In 2008, Bumiller covered the presidential campaign of Senator John McCain for the Times. During the campaign, McCain at times clashed with Bumiller and other Times writers. From 2008 to early 2013, Bumiller served as Pentagon correspondent; in this role, she traveled with the Secretary of Defense and was embedded with U.S. forces in Afghanistan. In May 2009, the Times published a controversial front-page article by Bumiller citing an unreleased Pentagon report for the proposition that one in seven detainees released from the Guantanamo Bay detention camp "returned to terrorism or militant activity"; this figure was criticized as inflated in a Times op-ed by Peter Bergen and Katherine Tiedemann, and Times public editor Clark Hoyt wrote that editors should have taken a more skeptical approach.

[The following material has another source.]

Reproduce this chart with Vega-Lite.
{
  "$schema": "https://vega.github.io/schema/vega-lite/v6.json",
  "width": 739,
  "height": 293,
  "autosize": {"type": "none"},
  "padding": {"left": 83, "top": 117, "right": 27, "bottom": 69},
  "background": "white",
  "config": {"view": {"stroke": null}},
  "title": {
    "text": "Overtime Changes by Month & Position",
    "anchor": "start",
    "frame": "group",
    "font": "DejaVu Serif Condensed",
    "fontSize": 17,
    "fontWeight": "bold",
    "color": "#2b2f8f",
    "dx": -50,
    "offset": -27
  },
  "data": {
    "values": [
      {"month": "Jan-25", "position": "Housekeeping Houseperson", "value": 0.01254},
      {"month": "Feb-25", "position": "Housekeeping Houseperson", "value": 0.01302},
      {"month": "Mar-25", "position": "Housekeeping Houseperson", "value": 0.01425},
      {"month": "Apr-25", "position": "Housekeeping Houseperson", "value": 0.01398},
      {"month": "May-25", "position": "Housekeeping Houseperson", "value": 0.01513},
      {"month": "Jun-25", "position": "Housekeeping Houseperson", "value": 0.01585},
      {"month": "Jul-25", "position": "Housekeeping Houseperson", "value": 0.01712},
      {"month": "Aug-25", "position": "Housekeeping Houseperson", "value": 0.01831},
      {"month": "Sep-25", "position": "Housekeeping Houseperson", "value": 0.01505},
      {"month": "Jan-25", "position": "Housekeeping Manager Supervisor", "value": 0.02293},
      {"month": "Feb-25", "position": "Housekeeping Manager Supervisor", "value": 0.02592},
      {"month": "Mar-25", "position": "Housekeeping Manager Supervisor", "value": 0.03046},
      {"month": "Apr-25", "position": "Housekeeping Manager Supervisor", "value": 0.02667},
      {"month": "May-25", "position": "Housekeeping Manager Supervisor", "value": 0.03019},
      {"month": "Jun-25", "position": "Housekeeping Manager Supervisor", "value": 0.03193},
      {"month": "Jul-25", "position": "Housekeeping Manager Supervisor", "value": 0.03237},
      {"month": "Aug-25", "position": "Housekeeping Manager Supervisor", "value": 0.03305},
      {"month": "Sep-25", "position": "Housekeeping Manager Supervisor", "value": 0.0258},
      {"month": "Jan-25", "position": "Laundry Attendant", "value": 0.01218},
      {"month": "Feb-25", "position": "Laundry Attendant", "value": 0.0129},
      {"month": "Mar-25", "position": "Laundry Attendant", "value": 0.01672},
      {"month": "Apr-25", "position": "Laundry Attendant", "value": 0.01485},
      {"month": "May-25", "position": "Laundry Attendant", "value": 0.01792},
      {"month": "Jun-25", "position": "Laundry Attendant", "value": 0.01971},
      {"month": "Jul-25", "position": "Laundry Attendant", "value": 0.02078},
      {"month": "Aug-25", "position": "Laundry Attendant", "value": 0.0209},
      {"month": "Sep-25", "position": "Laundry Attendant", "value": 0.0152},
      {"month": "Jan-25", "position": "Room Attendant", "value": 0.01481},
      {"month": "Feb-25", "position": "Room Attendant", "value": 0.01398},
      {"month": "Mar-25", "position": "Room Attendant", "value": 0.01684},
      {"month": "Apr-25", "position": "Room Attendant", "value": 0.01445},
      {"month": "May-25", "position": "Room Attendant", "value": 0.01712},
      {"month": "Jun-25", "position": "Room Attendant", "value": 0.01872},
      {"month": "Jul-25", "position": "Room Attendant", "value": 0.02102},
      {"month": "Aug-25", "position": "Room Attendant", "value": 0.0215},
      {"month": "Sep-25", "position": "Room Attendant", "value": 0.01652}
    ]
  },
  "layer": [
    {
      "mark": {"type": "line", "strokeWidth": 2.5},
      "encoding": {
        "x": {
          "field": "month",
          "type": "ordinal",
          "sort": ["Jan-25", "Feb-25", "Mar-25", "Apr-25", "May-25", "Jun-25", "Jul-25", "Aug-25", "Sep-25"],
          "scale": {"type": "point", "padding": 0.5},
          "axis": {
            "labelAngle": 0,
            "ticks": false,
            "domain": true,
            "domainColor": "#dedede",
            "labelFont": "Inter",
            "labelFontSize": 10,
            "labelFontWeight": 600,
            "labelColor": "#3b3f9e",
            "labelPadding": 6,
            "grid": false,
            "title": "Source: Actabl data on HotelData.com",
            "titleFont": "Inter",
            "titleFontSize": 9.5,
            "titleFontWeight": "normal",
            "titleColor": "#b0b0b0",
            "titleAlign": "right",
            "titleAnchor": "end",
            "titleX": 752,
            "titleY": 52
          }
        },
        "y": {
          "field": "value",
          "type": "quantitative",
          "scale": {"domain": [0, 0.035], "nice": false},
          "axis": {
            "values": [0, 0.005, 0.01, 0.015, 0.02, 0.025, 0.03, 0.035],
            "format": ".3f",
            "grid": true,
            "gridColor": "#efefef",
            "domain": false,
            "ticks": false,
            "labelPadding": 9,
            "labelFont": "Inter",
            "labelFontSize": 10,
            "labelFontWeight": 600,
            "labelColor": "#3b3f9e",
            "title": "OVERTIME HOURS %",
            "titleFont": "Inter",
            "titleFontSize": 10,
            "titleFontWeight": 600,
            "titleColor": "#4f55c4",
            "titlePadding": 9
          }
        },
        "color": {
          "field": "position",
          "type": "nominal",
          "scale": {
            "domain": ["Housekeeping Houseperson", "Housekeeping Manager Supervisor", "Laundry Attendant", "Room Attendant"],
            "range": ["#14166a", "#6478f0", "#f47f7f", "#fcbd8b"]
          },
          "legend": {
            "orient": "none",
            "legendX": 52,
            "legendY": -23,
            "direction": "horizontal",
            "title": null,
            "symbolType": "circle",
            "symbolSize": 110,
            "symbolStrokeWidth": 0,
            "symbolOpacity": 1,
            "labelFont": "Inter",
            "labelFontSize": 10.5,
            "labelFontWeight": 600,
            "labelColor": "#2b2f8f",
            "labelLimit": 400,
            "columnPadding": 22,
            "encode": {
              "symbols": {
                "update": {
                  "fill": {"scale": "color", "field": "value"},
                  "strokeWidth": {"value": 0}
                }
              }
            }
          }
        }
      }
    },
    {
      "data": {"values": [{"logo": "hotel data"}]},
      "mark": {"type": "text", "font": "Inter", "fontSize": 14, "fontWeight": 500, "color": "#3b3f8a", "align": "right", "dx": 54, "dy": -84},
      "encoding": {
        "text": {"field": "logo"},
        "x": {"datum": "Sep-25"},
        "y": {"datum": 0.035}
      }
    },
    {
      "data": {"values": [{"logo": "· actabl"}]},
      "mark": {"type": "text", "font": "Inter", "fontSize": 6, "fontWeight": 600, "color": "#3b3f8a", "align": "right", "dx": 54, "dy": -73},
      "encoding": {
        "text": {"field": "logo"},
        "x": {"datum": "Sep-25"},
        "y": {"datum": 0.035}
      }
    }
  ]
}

Subsequently, Bumiller was named Washington editor. In September 2015, executive editor Dean Baquet of The New York Times announced that Bumiller would replace Carolyn Ryan as the Washington bureau chief.

== Personal life ==
In fall 1979, Bumiller met Steven R. Weisman, then the White House correspondent for The New York Times, and the two married in 1983 in an interfaith ceremony at their home in Georgetown. They have two children: a girl born in Japan and their second child, a boy was born after the couple moved to New York in the early 1990s.